Reproduce exactly the lines from the line with "What React, TypeScript" through the line with "const ref = useRef<HTMLCanvasElement", both included, and no other lines.

▶ _Material for the task_:

++++

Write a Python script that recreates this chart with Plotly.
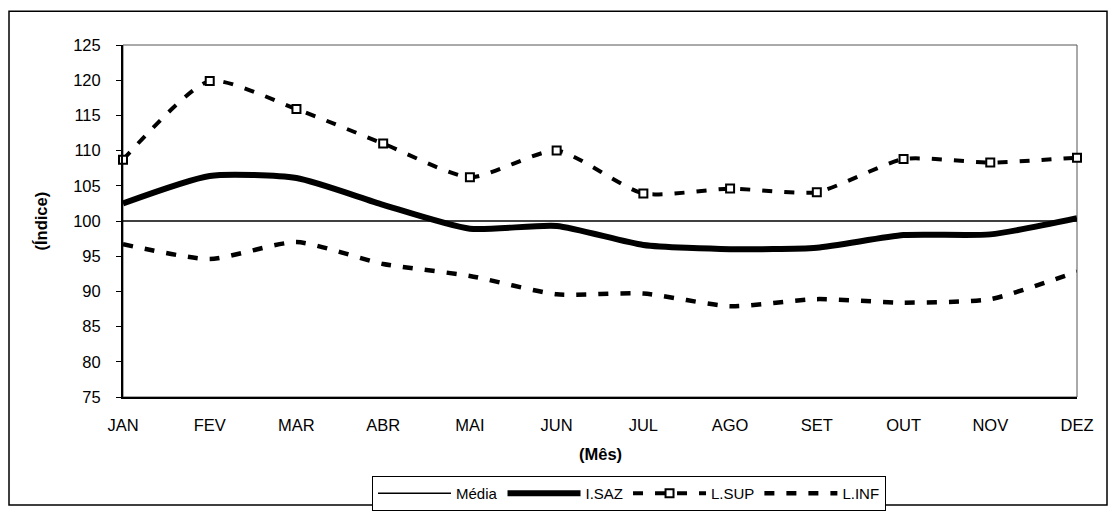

++++

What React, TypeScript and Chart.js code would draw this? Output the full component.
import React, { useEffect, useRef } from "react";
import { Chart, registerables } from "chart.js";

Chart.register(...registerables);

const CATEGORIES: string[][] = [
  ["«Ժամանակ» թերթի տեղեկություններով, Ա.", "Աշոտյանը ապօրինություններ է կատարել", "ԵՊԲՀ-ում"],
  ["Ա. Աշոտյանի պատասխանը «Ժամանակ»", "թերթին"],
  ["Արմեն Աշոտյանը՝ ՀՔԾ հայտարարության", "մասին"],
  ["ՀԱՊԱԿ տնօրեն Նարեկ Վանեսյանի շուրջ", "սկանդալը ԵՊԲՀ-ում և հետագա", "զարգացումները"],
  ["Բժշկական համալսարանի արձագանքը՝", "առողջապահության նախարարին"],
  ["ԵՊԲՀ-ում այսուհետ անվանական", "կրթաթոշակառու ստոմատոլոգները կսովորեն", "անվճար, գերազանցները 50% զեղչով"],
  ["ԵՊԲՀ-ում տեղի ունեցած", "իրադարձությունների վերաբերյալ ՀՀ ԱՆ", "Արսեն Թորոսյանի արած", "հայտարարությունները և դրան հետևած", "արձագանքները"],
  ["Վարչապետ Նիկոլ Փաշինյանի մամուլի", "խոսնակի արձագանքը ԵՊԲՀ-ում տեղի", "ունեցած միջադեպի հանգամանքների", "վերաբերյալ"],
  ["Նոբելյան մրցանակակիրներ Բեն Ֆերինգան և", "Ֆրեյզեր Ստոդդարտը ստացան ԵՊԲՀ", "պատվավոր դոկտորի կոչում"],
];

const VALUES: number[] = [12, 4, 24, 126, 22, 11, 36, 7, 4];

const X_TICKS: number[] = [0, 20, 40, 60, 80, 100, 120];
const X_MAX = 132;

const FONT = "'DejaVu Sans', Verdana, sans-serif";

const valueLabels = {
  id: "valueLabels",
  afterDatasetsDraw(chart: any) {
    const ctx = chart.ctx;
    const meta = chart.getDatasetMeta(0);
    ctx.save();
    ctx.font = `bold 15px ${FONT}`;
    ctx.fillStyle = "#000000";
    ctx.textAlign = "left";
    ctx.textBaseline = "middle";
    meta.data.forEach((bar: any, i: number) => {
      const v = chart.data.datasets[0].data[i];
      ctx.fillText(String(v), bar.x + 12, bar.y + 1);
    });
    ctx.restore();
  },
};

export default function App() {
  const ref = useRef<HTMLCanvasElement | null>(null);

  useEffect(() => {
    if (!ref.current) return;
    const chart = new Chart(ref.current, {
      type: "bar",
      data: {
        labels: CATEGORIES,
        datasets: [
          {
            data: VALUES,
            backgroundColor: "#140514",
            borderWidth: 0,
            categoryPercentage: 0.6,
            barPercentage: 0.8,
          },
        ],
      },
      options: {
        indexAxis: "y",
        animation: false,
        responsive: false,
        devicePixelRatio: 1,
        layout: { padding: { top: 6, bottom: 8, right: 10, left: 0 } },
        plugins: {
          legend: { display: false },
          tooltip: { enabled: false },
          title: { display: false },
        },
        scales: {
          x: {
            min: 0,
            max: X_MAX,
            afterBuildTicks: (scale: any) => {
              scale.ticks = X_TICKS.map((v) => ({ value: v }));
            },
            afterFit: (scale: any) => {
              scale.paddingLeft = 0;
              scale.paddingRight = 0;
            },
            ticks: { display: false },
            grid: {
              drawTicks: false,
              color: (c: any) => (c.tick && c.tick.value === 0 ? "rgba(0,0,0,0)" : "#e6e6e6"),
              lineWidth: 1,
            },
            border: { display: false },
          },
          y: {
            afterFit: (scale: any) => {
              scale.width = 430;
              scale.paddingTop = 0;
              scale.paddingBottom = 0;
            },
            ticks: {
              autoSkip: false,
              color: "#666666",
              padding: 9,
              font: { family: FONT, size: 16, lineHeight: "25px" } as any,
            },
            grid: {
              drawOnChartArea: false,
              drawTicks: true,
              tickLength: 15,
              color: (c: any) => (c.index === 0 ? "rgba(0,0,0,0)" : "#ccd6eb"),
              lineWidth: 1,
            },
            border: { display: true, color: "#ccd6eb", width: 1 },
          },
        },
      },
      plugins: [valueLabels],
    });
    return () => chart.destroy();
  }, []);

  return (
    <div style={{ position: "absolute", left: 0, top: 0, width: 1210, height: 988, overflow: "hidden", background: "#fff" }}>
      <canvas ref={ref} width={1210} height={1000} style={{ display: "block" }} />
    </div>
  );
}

++++

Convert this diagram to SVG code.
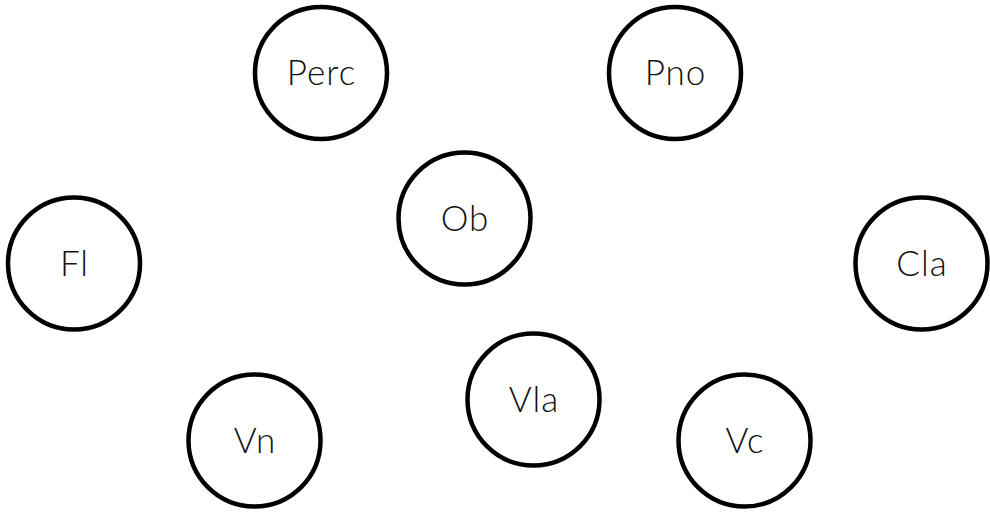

++++

▶ _Solved problem_:
What React, TypeScript and Chart.js code would draw this? Output the full component.
import React, { useEffect, useRef } from "react";
import { Chart, registerables } from "chart.js";

Chart.register(...registerables);

const CATEGORIES: string[][] = [
  ["«Ժամանակ» թերթի տեղեկություններով, Ա.", "Աշոտյանը ապօրինություններ է կատարել", "ԵՊԲՀ-ում"],
  ["Ա. Աշոտյանի պատասխանը «Ժամանակ»", "թերթին"],
  ["Արմեն Աշոտյանը՝ ՀՔԾ հայտարարության", "մասին"],
  ["ՀԱՊԱԿ տնօրեն Նարեկ Վանեսյանի շուրջ", "սկանդալը ԵՊԲՀ-ում և հետագա", "զարգացումները"],
  ["Բժշկական համալսարանի արձագանքը՝", "առողջապահության նախարարին"],
  ["ԵՊԲՀ-ում այսուհետ անվանական", "կրթաթոշակառու ստոմատոլոգները կսովորեն", "անվճար, գերազանցները 50% զեղչով"],
  ["ԵՊԲՀ-ում տեղի ունեցած", "իրադարձությունների վերաբերյալ ՀՀ ԱՆ", "Արսեն Թորոսյանի արած", "հայտարարությունները և դրան հետևած", "արձագանքները"],
  ["Վարչապետ Նիկոլ Փաշինյանի մամուլի", "խոսնակի արձագանքը ԵՊԲՀ-ում տեղի", "ունեցած միջադեպի հանգամանքների", "վերաբերյալ"],
  ["Նոբելյան մրցանակակիրներ Բեն Ֆերինգան և", "Ֆրեյզեր Ստոդդարտը ստացան ԵՊԲՀ", "պատվավոր դոկտորի կոչում"],
];

const VALUES: number[] = [12, 4, 24, 126, 22, 11, 36, 7, 4];

const X_TICKS: number[] = [0, 20, 40, 60, 80, 100, 120];
const X_MAX = 132;

const FONT = "'DejaVu Sans', Verdana, sans-serif";

const valueLabels = {
  id: "valueLabels",
  afterDatasetsDraw(chart: any) {
    const ctx = chart.ctx;
    const meta = chart.getDatasetMeta(0);
    ctx.save();
    ctx.font = `bold 15px ${FONT}`;
    ctx.fillStyle = "#000000";
    ctx.textAlign = "left";
    ctx.textBaseline = "middle";
    meta.data.forEach((bar: any, i: number) => {
      const v = chart.data.datasets[0].data[i];
      ctx.fillText(String(v), bar.x + 12, bar.y + 1);
    });
    ctx.restore();
  },
};

export default function App() {
  const ref = useRef<HTMLCanvasElement | null>(null);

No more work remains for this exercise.